Hough gets quite a bit of mileage out of Hell House’s forebodingly huge fog-engulfed exterior, and the interior is a triumph in that the chambers are somehow spacious yet constricting in their clutter, which is composed of ornate, often bluntly phallic pseudo-Victorian bric-a-brac. The house’s color scheme is dominated by shades of red that abound in distasteful copper tones that sometimes appear to connote a shade of menstrual blood. The setting’s an appropriate monument to discomfort, then, and there are a few scenes that eerily utilize it, such as the obviously fully corporeal form that’s underneath a bed sheet right up until the moment a character pulls it away to reveal nothing. And the film’s tasteful sense of innuendo is memorably, and all too briefly, broken in a disconcertingly animalistic image that shows a woman’s eyes curling up into a gleeful crook of implied insanity for just a second before dropping back to “normal.”

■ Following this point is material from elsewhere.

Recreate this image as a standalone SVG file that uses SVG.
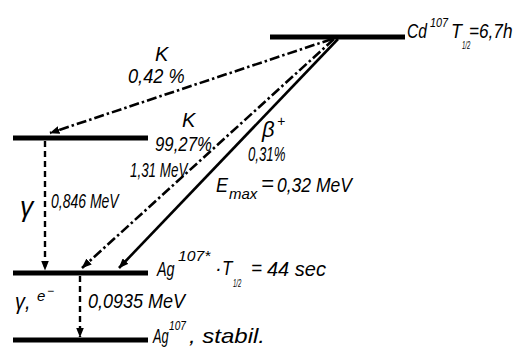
<svg xmlns="http://www.w3.org/2000/svg" width="518" height="353" viewBox="0 0 518 353">
<defs>
<style>
.lvl{stroke:#000;stroke-width:5;stroke-linecap:butt}
.dd{fill:none;stroke:#000;stroke-width:2.6;stroke-dasharray:10 3 2.5 3}
.sol{fill:none;stroke:#000;stroke-width:2.6}
.dash{fill:none;stroke:#000;stroke-width:2.4;stroke-dasharray:6 4}
text{font-family:"Liberation Sans","DejaVu Sans",sans-serif;font-style:italic;fill:#000;font-size:20px}
</style>
<marker id="ah" viewBox="0 0 10 8" refX="9.5" refY="4" markerWidth="10" markerHeight="8" markerUnits="userSpaceOnUse" orient="auto">
<path d="M0,0 L10,4 L0,8 Z" fill="#000"/>
</marker>
</defs>
<g id="level-cd"><line class="lvl" x1="270" y1="37" x2="405" y2="37"/>
<text transform="translate(407 38) scale(0.78 1)">Cd</text>
<text transform="translate(430 27) scale(0.83 1)" style="font-size:13px">107</text>
<text transform="translate(451 38) scale(0.9 1)">T</text>
<text transform="translate(462 49) scale(0.6 1)" style="font-size:10px">1/2</text>
<text transform="translate(469 38) scale(0.86 1)">=6,7h</text>
</g>
<g id="level-k"><line class="lvl" x1="13" y1="138" x2="148" y2="138"/></g>
<g id="level-agm"><line class="lvl" x1="13" y1="273" x2="148" y2="273"/>
<text transform="translate(157 276) scale(0.72 1)">Ag</text>
<text transform="translate(178 261) scale(1.05 1)" style="font-size:15px">107*</text>
<text transform="translate(215 275)">·</text>
<text transform="translate(222 275) scale(0.85 1)">T</text>
<text transform="translate(233 287) scale(0.6 1)" style="font-size:10px">1/2</text>
<text transform="translate(251 275) scale(0.95 1)">=</text>
<text transform="translate(267 276)">44 sec</text>
</g>
<g id="level-ag"><line class="lvl" x1="13" y1="340" x2="148" y2="340"/>
<text transform="translate(153 343) scale(0.64 1)">Ag</text>
<text transform="translate(169 330) scale(0.78 1)" style="font-size:13px">107</text>
<text transform="translate(189 343) scale(1.2 1)">, stabil.</text>
</g>
<g id="connectors">
<line class="dd" x1="332" y1="39" x2="50" y2="133" marker-end="url(#ah)"/>
<line class="dd" x1="334" y1="39" x2="82" y2="268" marker-end="url(#ah)"/>
<line class="sol" x1="338" y1="39" x2="119" y2="268" marker-end="url(#ah)"/>
<line class="dash" x1="45" y1="141" x2="45" y2="270" marker-end="url(#ah)"/>
<line class="dash" x1="80" y1="276" x2="80" y2="337" marker-end="url(#ah)"/>
</g>
<g id="labels">
<text transform="translate(155 61)">K</text>
<text transform="translate(128 83) scale(0.91 1)">0,42 %</text>
<text transform="translate(182 127)">K</text>
<text transform="translate(155 151) scale(0.84 1)">99,27%</text>
<text transform="translate(130 177) scale(0.67 1)">1,31 MeV</text>
<text transform="translate(262 137)" style="font-size:22px">β</text>
<text transform="translate(277 126)" style="font-size:14px">+</text>
<text transform="translate(248 161) scale(0.66 1)">0,31%</text>
<text transform="translate(216 192) scale(0.9 1)">E</text>
<text transform="translate(229 199)" style="font-size:15px">max</text>
<text transform="translate(261 191)" style="font-size:22px">=</text>
<text transform="translate(277 192) scale(0.875 1)">0,32 MeV</text>
<text transform="translate(20 216) scale(0.95 1)" style="font-size:28px">γ</text>
<text transform="translate(51 208) scale(0.7 1)">0,846 MeV</text>
<text transform="translate(15 309) scale(0.9 1)" style="font-size:22px">γ,</text>
<text transform="translate(37 301)" style="font-size:15px">e</text>
<text transform="translate(47 295)" style="font-size:12px">−</text>
<text transform="translate(88 308) scale(0.9 1)">0,0935 MeV</text>
</g>
</svg>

But this film also abounds in missed opportunities. The mystery, which revolves around Hell House’s fanatical owner, doesn’t make any sense, and the audience isn’t invited to play along and piece clues together. Instead, exposition is dumped arbitrarily at times when the plot most greatly requires it, and this is justified by the logic that two of the characters are mediums, which is to say that they have the powers to randomly discern things whenever they want, except when the plot can’t allow them to, of course. The direction is inelegant: Effects shots are often jarringly inserted into conversational interludes, and the frantically scrambling camera compromises a gradual encroachment of dread that’s often invaluable to the long game of orchestrating a haunted-house movie. The structure, taken from the novel, is also botched. There are titles on the screen tracking the progression of each day that the characters spend in the home, which Hough overly relies on so as to stitch incidents together in a stop-and-start manner that slows the narrative’s sense of flow.
The most galling disappointment will be felt primarily by fans of the novel (though the uninitiated will feel the film’s failures in a different way, as they won’t be able to fill in the overtly spare incidents with necessary context). Hough and Matheson, who wrote the script himself, have nearly eliminated the book’s sense of obscenity. In Hell House, the deceased home owner is revealed to be a man of Sadean depravity who fashions a setting for an ongoing orgy of gratification that’s so perverse as to represent nearly every historical atrocity perpetrated by humankind. Matheson, with unexpected bluntness, blew the haunted-house story’s subtextual doors off their hinges, reveling in the exploitation that’s often chastely implied but rarely so openly explored. The Legend of Hell House reinstates the chastity, reducing a classic novel to another cloak-and-ghost thriller that will prove amusing around Halloween time. The film requires something that’s ineffably American: a sense of rude outrage.
Image/Sound
Most importantly, the colors come through robustly, particularly the predominant reds. The blacks are also generally well-differentiated (though they could be deeper), and background clarity is crisp, which is pivotal to landing a few of this film’s scares. There’s a scrim of grainy dustiness in the foreground, but it’s consistent, probably intentional, and also contributive to the film’s creepy sense of anachronistic oldness. The English DTS-HD Master Audio monoaural track is competently mixed, if undistinguished. The major set-piece sound effects could be fuller and more dynamic. Still, one of Shout! Factory’s better recent horror-movie transfers.
Extras
The interview with director John Hough is often redundant, though it allows him to engagingly contextualize a career that also includes Twins of Evil and Dirty Mary, Crazy Larry. The audio commentary with actor Pamela Franklin is a weird misstep though, as it appears to have been recorded as a regular interview and then awkwardly re-edited as a commentary track that’s characterized by frequent silences and by sentiments that don’t entirely correspond with the scenes at hand. Rounding out this surprisingly negligible supplements package are the obligatory odds and ends: theatrical trailer, photo gallery, and radio spots.
Overall
The Legend of Hell House is a regrettably just-competent adaptation of a great American horror novel. And “just-competent” pretty much sums up this Shout! Factory edition too, though the image is often pretty.